Exercise details: Print out the material that follows word for word.

begin Supplied data

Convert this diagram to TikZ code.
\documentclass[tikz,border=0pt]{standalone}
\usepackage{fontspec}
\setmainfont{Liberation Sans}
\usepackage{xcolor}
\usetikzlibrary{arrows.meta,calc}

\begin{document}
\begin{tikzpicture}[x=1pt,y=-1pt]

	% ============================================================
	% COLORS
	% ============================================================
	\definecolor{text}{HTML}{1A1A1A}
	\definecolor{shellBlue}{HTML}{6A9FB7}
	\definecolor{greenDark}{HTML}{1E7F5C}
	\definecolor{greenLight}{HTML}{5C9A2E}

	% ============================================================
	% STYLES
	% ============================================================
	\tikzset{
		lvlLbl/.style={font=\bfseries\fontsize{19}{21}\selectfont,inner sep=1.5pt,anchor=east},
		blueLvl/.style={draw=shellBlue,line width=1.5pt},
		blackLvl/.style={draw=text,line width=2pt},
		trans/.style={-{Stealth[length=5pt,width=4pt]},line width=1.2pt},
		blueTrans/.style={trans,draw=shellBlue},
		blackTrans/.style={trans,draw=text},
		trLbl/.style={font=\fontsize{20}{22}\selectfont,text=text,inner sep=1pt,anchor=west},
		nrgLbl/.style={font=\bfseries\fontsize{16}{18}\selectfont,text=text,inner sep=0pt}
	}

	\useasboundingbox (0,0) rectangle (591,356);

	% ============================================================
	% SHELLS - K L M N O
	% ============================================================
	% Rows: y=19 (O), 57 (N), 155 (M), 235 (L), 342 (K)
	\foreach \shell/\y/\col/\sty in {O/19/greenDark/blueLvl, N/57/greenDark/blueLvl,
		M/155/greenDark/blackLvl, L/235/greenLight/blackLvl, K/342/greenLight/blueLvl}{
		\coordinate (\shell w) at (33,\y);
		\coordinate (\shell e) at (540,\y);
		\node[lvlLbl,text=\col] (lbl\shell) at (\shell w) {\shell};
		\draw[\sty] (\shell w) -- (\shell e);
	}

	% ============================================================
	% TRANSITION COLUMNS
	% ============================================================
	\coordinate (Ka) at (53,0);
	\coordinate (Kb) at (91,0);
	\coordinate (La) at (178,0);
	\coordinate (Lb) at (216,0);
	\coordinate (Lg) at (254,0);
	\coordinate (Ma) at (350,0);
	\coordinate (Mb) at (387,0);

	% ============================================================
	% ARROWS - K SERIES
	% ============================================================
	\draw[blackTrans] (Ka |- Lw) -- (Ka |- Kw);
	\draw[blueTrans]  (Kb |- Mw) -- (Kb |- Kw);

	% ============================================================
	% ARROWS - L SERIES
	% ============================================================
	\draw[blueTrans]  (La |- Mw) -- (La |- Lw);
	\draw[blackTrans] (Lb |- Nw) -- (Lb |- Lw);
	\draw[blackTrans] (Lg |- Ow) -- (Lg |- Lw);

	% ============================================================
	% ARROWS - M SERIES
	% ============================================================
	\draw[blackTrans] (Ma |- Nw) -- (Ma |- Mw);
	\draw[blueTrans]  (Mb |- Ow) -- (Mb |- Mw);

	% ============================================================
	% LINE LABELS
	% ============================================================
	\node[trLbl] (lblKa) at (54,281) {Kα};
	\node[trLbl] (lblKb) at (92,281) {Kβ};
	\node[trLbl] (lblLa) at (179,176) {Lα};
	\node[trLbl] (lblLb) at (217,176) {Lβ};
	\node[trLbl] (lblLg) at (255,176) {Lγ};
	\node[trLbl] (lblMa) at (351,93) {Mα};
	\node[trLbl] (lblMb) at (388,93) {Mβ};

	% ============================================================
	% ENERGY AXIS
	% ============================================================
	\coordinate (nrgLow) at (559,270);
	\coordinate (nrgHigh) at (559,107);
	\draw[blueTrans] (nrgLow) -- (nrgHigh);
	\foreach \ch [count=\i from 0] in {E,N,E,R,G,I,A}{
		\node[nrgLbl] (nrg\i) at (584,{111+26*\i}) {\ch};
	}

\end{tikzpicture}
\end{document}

end Supplied data

Result of this exercise:
Convert this diagram to TikZ code.
\documentclass[tikz,border=0pt]{standalone}
\usepackage{fontspec}
\setmainfont{Liberation Sans}
\usepackage{xcolor}
\usetikzlibrary{arrows.meta,calc}

\begin{document}
\begin{tikzpicture}[x=1pt,y=-1pt]

	% ============================================================
	% COLORS
	% ============================================================
	\definecolor{text}{HTML}{1A1A1A}
	\definecolor{shellBlue}{HTML}{6A9FB7}
	\definecolor{greenDark}{HTML}{1E7F5C}
	\definecolor{greenLight}{HTML}{5C9A2E}

	% ============================================================
	% STYLES
	% ============================================================
	\tikzset{
		lvlLbl/.style={font=\bfseries\fontsize{19}{21}\selectfont,inner sep=1.5pt,anchor=east},
		blueLvl/.style={draw=shellBlue,line width=1.5pt},
		blackLvl/.style={draw=text,line width=2pt},
		trans/.style={-{Stealth[length=5pt,width=4pt]},line width=1.2pt},
		blueTrans/.style={trans,draw=shellBlue},
		blackTrans/.style={trans,draw=text},
		trLbl/.style={font=\fontsize{20}{22}\selectfont,text=text,inner sep=1pt,anchor=west},
		nrgLbl/.style={font=\bfseries\fontsize{16}{18}\selectfont,text=text,inner sep=0pt}
	}

	\useasboundingbox (0,0) rectangle (591,356);

	% ============================================================
	% SHELLS - K L M N O
	% ============================================================
	% Rows: y=19 (O), 57 (N), 155 (M), 235 (L), 342 (K)
	\foreach \shell/\y/\col/\sty in {O/19/greenDark/blueLvl, N/57/greenDark/blueLvl,
		M/155/greenDark/blackLvl, L/235/greenLight/blackLvl, K/342/greenLight/blueLvl}{
		\coordinate (\shell w) at (33,\y);
		\coordinate (\shell e) at (540,\y);
		\node[lvlLbl,text=\col] (lbl\shell) at (\shell w) {\shell};
		\draw[\sty] (\shell w) -- (\shell e);
	}

	% ============================================================
	% TRANSITION COLUMNS
	% ============================================================
	\coordinate (Ka) at (53,0);
	\coordinate (Kb) at (91,0);
	\coordinate (La) at (178,0);
	\coordinate (Lb) at (216,0);
	\coordinate (Lg) at (254,0);
	\coordinate (Ma) at (350,0);
	\coordinate (Mb) at (387,0);

	% ============================================================
	% ARROWS - K SERIES
	% ============================================================
	\draw[blackTrans] (Ka |- Lw) -- (Ka |- Kw);
	\draw[blueTrans]  (Kb |- Mw) -- (Kb |- Kw);

	% ============================================================
	% ARROWS - L SERIES
	% ============================================================
	\draw[blueTrans]  (La |- Mw) -- (La |- Lw);
	\draw[blackTrans] (Lb |- Nw) -- (Lb |- Lw);
	\draw[blackTrans] (Lg |- Ow) -- (Lg |- Lw);

	% ============================================================
	% ARROWS - M SERIES
	% ============================================================
	\draw[blackTrans] (Ma |- Nw) -- (Ma |- Mw);
	\draw[blueTrans]  (Mb |- Ow) -- (Mb |- Mw);

	% ============================================================
	% LINE LABELS
	% ============================================================
	\node[trLbl] (lblKa) at (54,281) {Kα};
	\node[trLbl] (lblKb) at (92,281) {Kβ};
	\node[trLbl] (lblLa) at (179,176) {Lα};
	\node[trLbl] (lblLb) at (217,176) {Lβ};
	\node[trLbl] (lblLg) at (255,176) {Lγ};
	\node[trLbl] (lblMa) at (351,93) {Mα};
	\node[trLbl] (lblMb) at (388,93) {Mβ};

	% ============================================================
	% ENERGY AXIS
	% ============================================================
	\coordinate (nrgLow) at (559,270);
	\coordinate (nrgHigh) at (559,107);
	\draw[blueTrans] (nrgLow) -- (nrgHigh);
	\foreach \ch [count=\i from 0] in {E,N,E,R,G,I,A}{
		\node[nrgLbl] (nrg\i) at (584,{111+26*\i}) {\ch};
	}

\end{tikzpicture}
\end{document}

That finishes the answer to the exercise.